Do your homework before you go to the interview. Learn all you can about the company -- who it serves, the products and services it is known for and the direction it hopes to take in the future. If you are unfamiliar with industry trends, read trade magazines to get a feel for current topics and concerns within the trade. While you are researching, think about how you can help the company meet the needs of the position, advises the Boston College Career Center. Once you're talking to the interviewer, use the knowledge you've gleaned to ask pertinent questions that demonstrate your knowledge and ability to apply it to the marketplace.
Bring a Portfolio
Don't be content to let your words be the only thing that represents you. Bring a portfolio to your interview and let your letters of recommendation, publications or any other work samples speak for you. Add only your best work to your portfolio. As many people do not think to put together this professional showpiece -- with the exception of people in artistic fields -- doing so demonstrates initiative and can make you stand out in the crowd.
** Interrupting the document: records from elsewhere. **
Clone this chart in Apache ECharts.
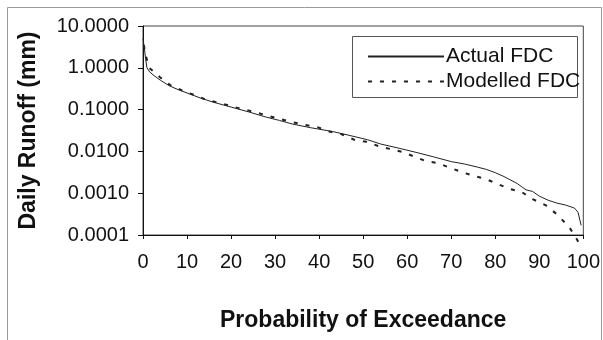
<!DOCTYPE html>
<html>
<head>
<meta charset="utf-8">
<script src="https://cdn.jsdelivr.net/npm/echarts@6/dist/echarts.min.js"></script>
<style>
  html, body { margin: 0; padding: 0; background: #fff; }
  #chart { width: 603px; height: 340px; }
</style>
</head>
<body>
<div id="chart"></div>
<script>
// Data
const actualProb = [0, 0.3, 0.6, 0.9, 1.5, 2.5, 4, 6, 8, 10, 13, 16, 20, 24, 28, 31, 34, 38, 43, 47, 51, 54, 58, 62, 66, 70, 73, 76, 78, 80, 82, 85, 87, 88.5, 90, 92, 94, 96, 98, 98.8, 99.5];
const actualRunoff = [5.0, 3.0, 1.6, 1.0, 0.8, 0.65, 0.5, 0.37, 0.30, 0.25, 0.19, 0.15, 0.115, 0.088, 0.066, 0.055, 0.045, 0.037, 0.030, 0.024, 0.019, 0.015, 0.012, 0.0095, 0.0074, 0.0057, 0.005, 0.0042, 0.0037, 0.0031, 0.0025, 0.0017, 0.0012, 0.0011, 0.00085, 0.00068, 0.00058, 0.00052, 0.00044, 0.00035, 0.00017];

const modelProb = [0.2, 0.5, 1.4, 3.8, 6.1, 9.1, 11.8, 14.5, 17.4, 20.1, 23, 25.8, 28.3, 31.5, 34, 36.9, 39.6, 42.3, 45, 48, 50.7, 53.4, 56, 58.8, 61.8, 64.3, 66.8, 69.9, 72.4, 75.1, 77.8, 80.3, 83.3, 86, 88.5, 91.4, 93.9, 96.8, 98.5, 99.6];
const modelRunoff = [3.5, 2.2, 1.0, 0.6, 0.39, 0.28, 0.22, 0.17, 0.145, 0.12, 0.10, 0.085, 0.071, 0.058, 0.05, 0.043, 0.038, 0.030, 0.026, 0.019, 0.017, 0.0135, 0.0115, 0.0098, 0.0074, 0.0058, 0.0053, 0.0040, 0.0032, 0.0026, 0.0022, 0.0017, 0.00126, 0.00107, 0.00072, 0.00052, 0.00032, 0.000155, 0.00008, 0.00005];

const seriesNames = ['Actual FDC', 'Modelled FDC'];
const xTitle = 'Probability of Exceedance';
const yTitle = 'Daily Runoff (mm)';

var chartDom = document.getElementById('chart');
var myChart = echarts.init(chartDom);
var font = '"Liberation Sans", Arial, sans-serif';

var option = {
  backgroundColor: '#fff',
  animation: false,
  grid: {
    left: 143, right: 19, top: 26, bottom: 105,
    show: true, borderColor: '#444', borderWidth: 1
  },
  legend: {
    orient: 'vertical',
    left: 362, top: 41,
    itemWidth: 76, itemHeight: 14, itemGap: 4,
    itemStyle: { opacity: 0 },
    textStyle: { fontFamily: font, fontSize: 21, color: '#111', lineHeight: 21, padding: [0, 0, 0, -3] },
    data: seriesNames
  },
  xAxis: {
    type: 'value', min: 0, max: 100, interval: 10,
    name: xTitle, nameLocation: 'middle', nameGap: 74,
    nameTextStyle: { fontFamily: font, fontSize: 23, fontWeight: 'bold', color: '#111' },
    axisLine: { lineStyle: { color: '#111', width: 1 } },
    axisTick: { show: true, length: 4, lineStyle: { color: '#111' } },
    axisLabel: { margin: 17, fontFamily: font, fontSize: 20, color: '#111' },
    splitLine: { show: false }
  },
  yAxis: {
    type: 'log', logBase: 10, min: 0.0001, max: 10,
    name: yTitle, nameLocation: 'middle', nameGap: 103,
    nameTextStyle: { fontFamily: font, fontSize: 23, fontWeight: 'bold', color: '#111' },
    axisLine: { show: true, lineStyle: { color: '#111', width: 1 } },
    axisTick: { show: true, length: 5, lineStyle: { color: '#111' } },
    axisLabel: {
      margin: 14, fontFamily: font, fontSize: 20, color: '#111',
      formatter: (v) => Number(v).toFixed(4)
    },
    splitLine: { show: false }
  },
  graphic: [
    {
      type: 'rect',
      shape: { x: 7.5, y: 7.5, width: 594, height: 340 },
      style: { fill: 'none', stroke: '#999', lineWidth: 1 },
      silent: true
    },
    {
      type: 'rect',
      shape: { x: 352.5, y: 36.5, width: 225, height: 61 },
      style: { fill: 'none', stroke: '#555', lineWidth: 1 },
      silent: true
    }
  ],
  series: [
    {
      name: seriesNames[0],
      type: 'line',
      symbol: 'none',
      lineStyle: { color: '#222', width: 1 },
      itemStyle: { color: '#222' },
      data: actualProb.map((p, i) => [p, actualRunoff[i]])
    },
    {
      name: seriesNames[1],
      type: 'line',
      symbol: 'none',
      clip: false,
      lineStyle: { color: '#222', width: 2, type: [4, 8] },
      itemStyle: { color: '#222' },
      data: modelProb.map((p, i) => [p, modelRunoff[i]])
    }
  ]
};

option && myChart.setOption(option);
</script>
</body>
</html>
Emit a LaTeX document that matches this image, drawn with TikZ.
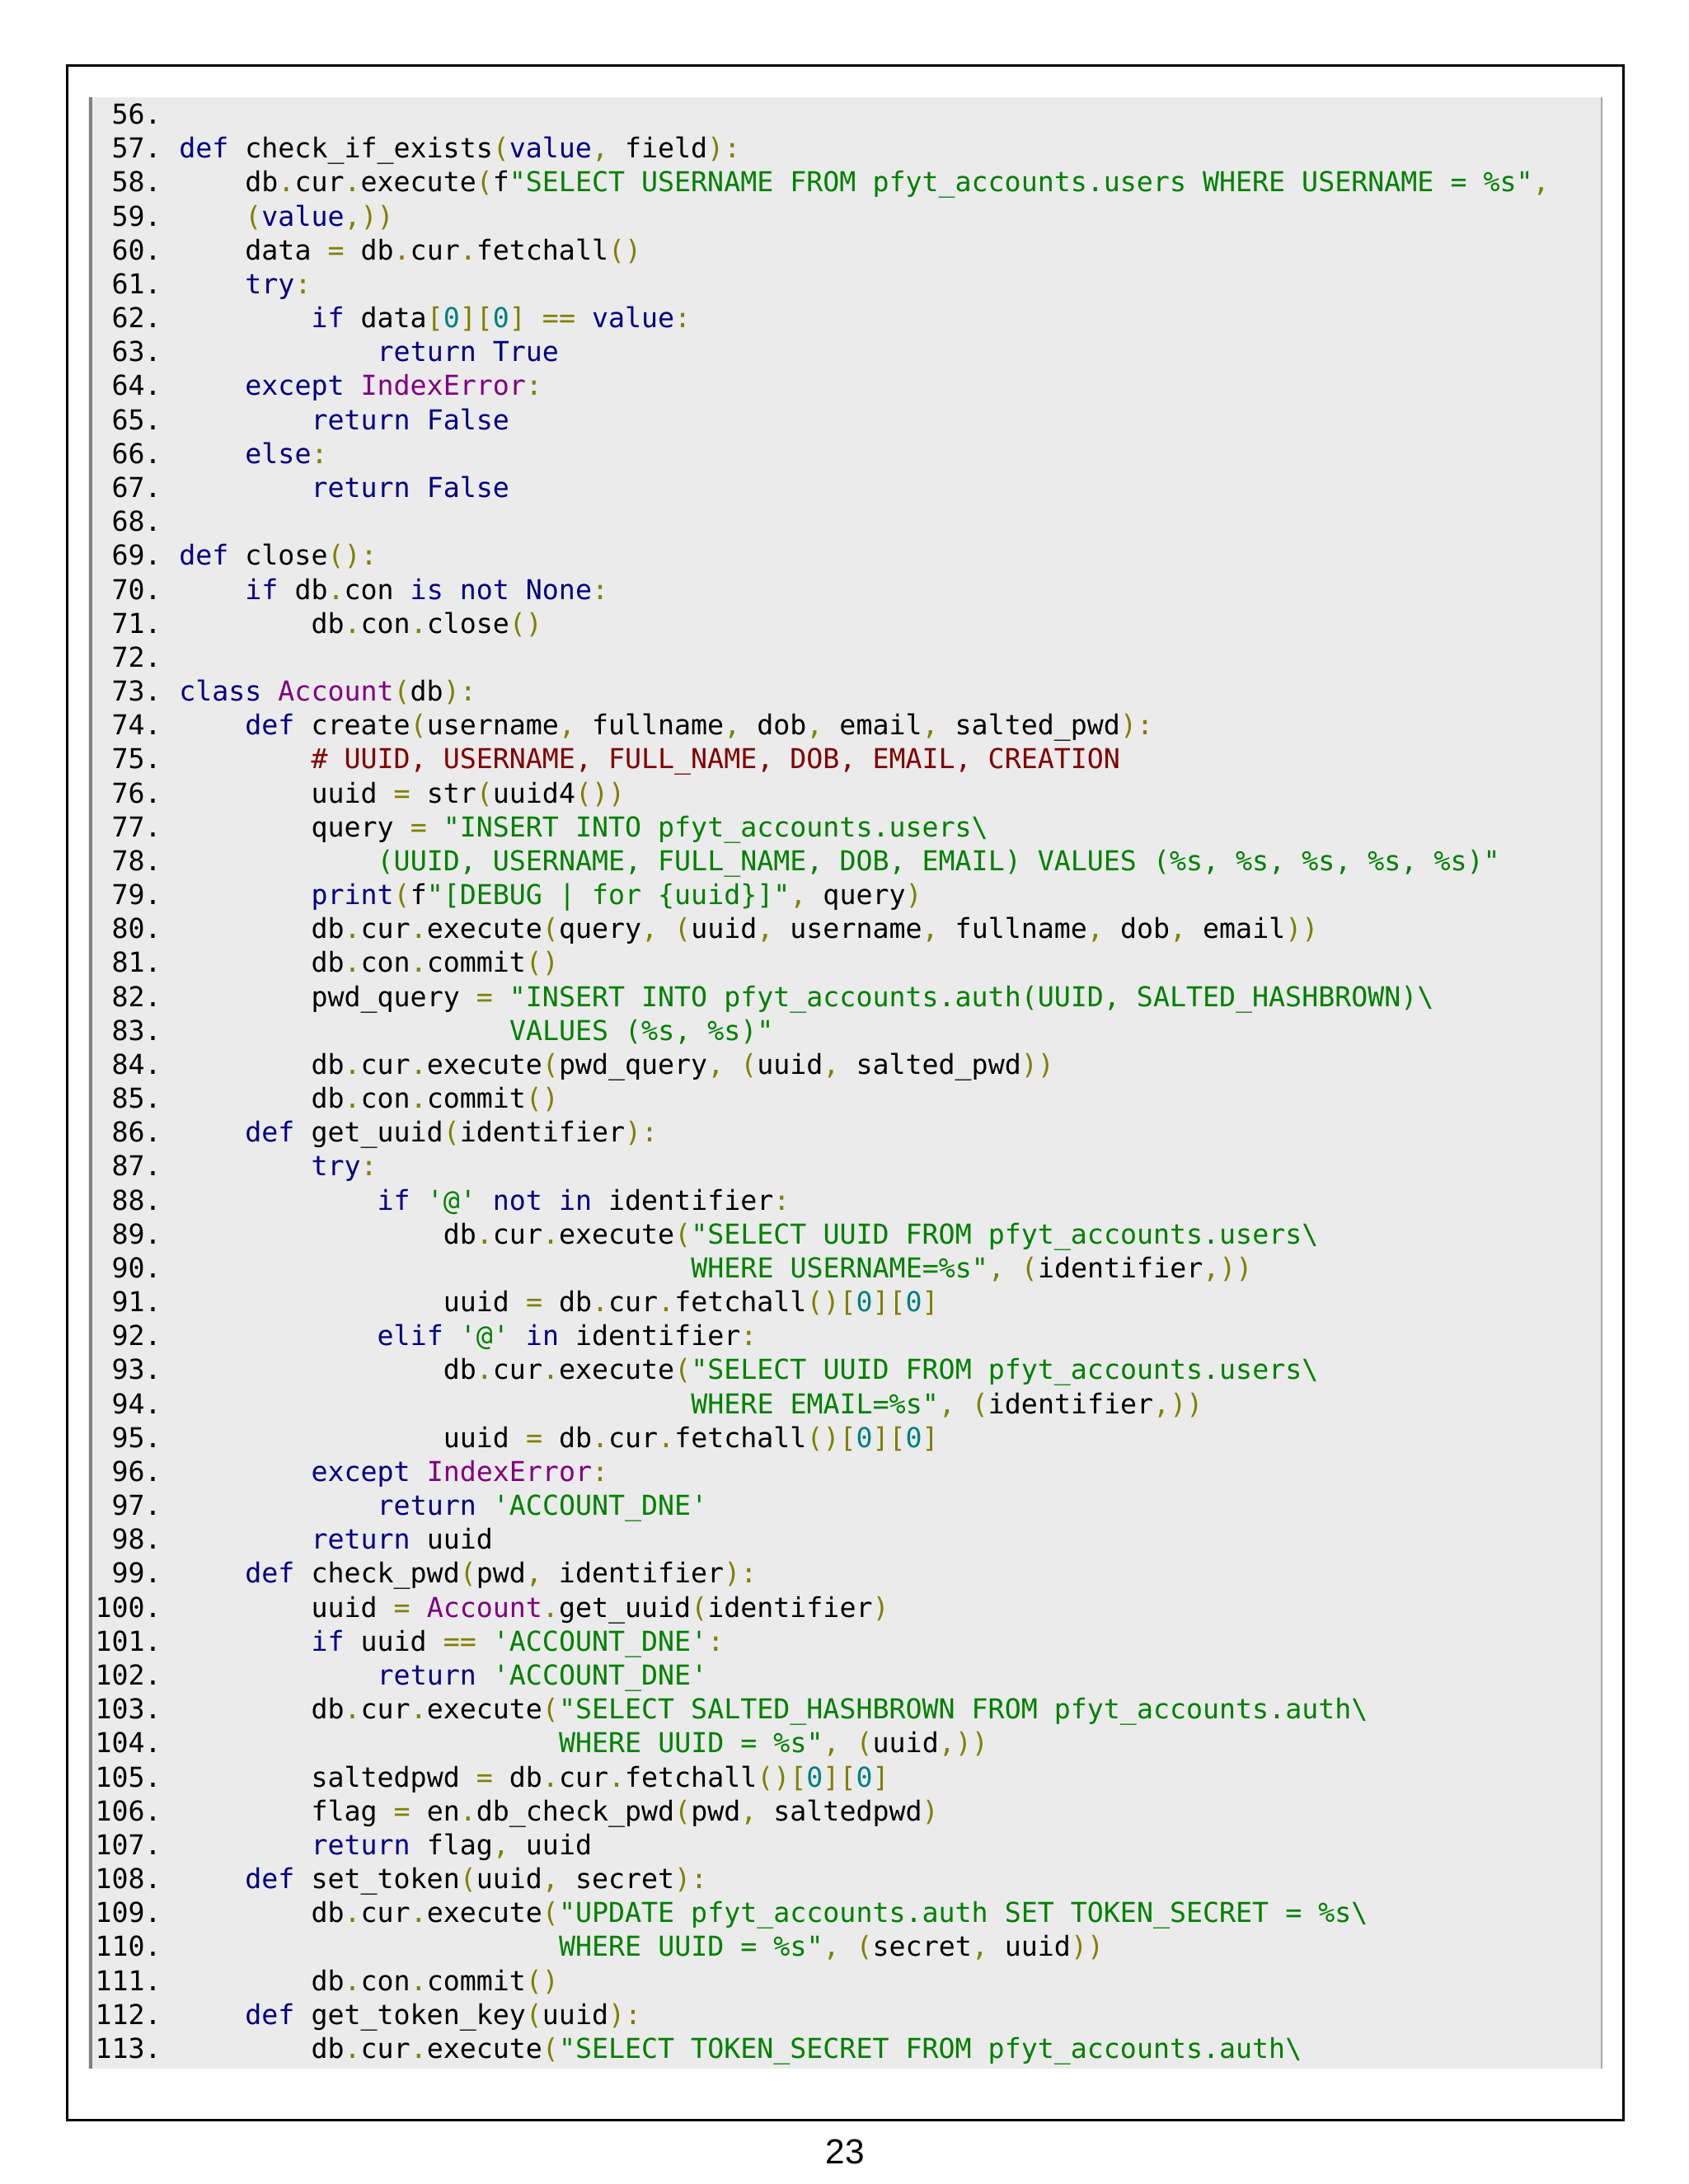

One question interviewers like to ask is "Give an example of a time when you showed initiative at work." Answer this question effectively to further demonstrate your ability to take the bull by the horns in work situations, as opposed to waiting to be led. Provide an example of a time when you implemented a new idea and tell the interviewer how your idea led to increased sales, retention or another positive outcome relevant to your line of work. Employers want to see that you have the ability to adapt to new situations, identify "hidden" opportunities and turn your good ideas into reality.